The Internet, as everyone knows, is riddled with racist, sexist, sadist ranters, not to mention trolls, stalkers, savage bullies and inciters of mayhem, from sextortion to child pornography to terrorism. A whole industry now exists of “moderators,” thousands or perhaps hundreds of thousands of them, paid to patrol sites like Facebook and Twitter, along with news sites like The Washington Post and the New York Times, weeding out offensive posts and comments.
YouTube, among others, has tried a variety of tactics, including real-name requirements using Google+, designed to subdue the beast, “flagging” by users to alert its moderators to content for possible removal and an elite corps of “Trusted Flaggers,” which the Google-owned company says “gives users access to more advanced flagging tools as well as periodic feedback, making flagging more effective and efficient.”
All this to modest avail, despite the fact that, as YouTube reports, “over 90 million people have flagged videos on YouTube since 2006 — that’s more than the population of Egypt — and over a third of these people have flagged more than one video.”
So on Thursday it proposed something new, “YouTube Heroes,” essentially a gaming effort to entice users into, among other things, “mass flagging” of offensive content, which would then be reviewed by professionals and removed if warranted. Here’s how it’s supposed to work, according to the YouTube blog post:
YouTube Heroes will have access to a dedicated YouTube Heroes community site that is separate from the main YouTube site, where participants can learn from one another. Through the program, participants will be able to earn points and unlock rewards to help them reach the next level. For example, Level 2 Heroes get access to training through exclusive workshops and Hero hangouts, while Level 3 Heroes who have demonstrated their proficiency will be able to flag multiple videos at a time (something Trusted Flaggers can already do) and help moderate content strictly within the YouTube Heroes Community site.
YouTube explained the Heroes program with a little video:
By early Friday morning, it had garnered 1,015,700 views.
It had also garnered an overwhelming “thumbs down” (342,033 of them) versus “thumbs up” (5,500).
The comments were disabled, as they always are on that particular channel.
But the reaction among YouTube users on Twitter, along with a bunch of parodies posted on YouTube and elsewhere provides a (moderated) glimpse of the reaction. Some suggested it was a “snitch” rewards program. Others said it would encourage YouTube vigilantism.
And still others saw YouTube Heroes as a way of having users do the work the company ought to be paying for.
“As someone who’s had vids falsely reported because angry mobs were angry at them, #YouTubeHeroes seems like an idea that can go bad quick,” tweeted Jim Sterling.

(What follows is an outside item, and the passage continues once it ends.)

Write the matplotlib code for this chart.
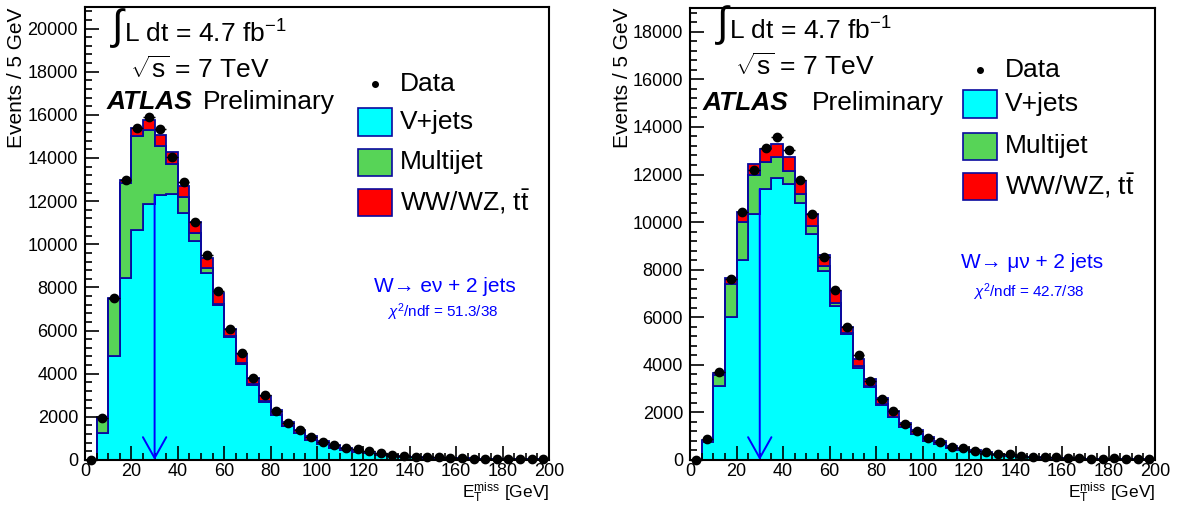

“So if I have this right,” tweeted someone going under the name of ToddInTheShadows, “YouTube Heroes is more accurately YouTube Vigilante Mobs?”
Twitter and YouTube itself were swamped with new videos ridiculing the idea.
Apart from the merits of the idea, some suggested that YouTube’s way of introducing it left too much to the fertile imagination of some users and perhaps the pecuniary aspirations of others. Some YouTubers make good money from sponsorships of their videos.
“This is a huge undertaking that you tried to explain in a minute-thirty with a nice little video,” Dan Speerin, a YouTube creator and vice president of the Independent Web Creators of Canada (IWCC), told the CBC. “We need more info.”
And in fairness, there’s kind of an iron law under which no regular user ever likes anything new introduced by the likes of Google, Facebook or Twitter.
“We don’t know if an online community of unpaid volunteers will help rid YouTube of some of its nastier trolls, but other sites also encourage users to self-police,” wrote Gordon Gottsegen at CNET, noting that Reddit employs a similar method, “allowing some members to moderate forums and even ban other users if need be. At the very least, YouTube is acknowledging it has a problem with negative comments and inappropriate videos. Let’s hope the program starts making a difference quick.”
Correction An earlier version of this story suggested the comments were disabled after the YouTube video was posted. They were disabled when the video was posted as are other videos on that channel.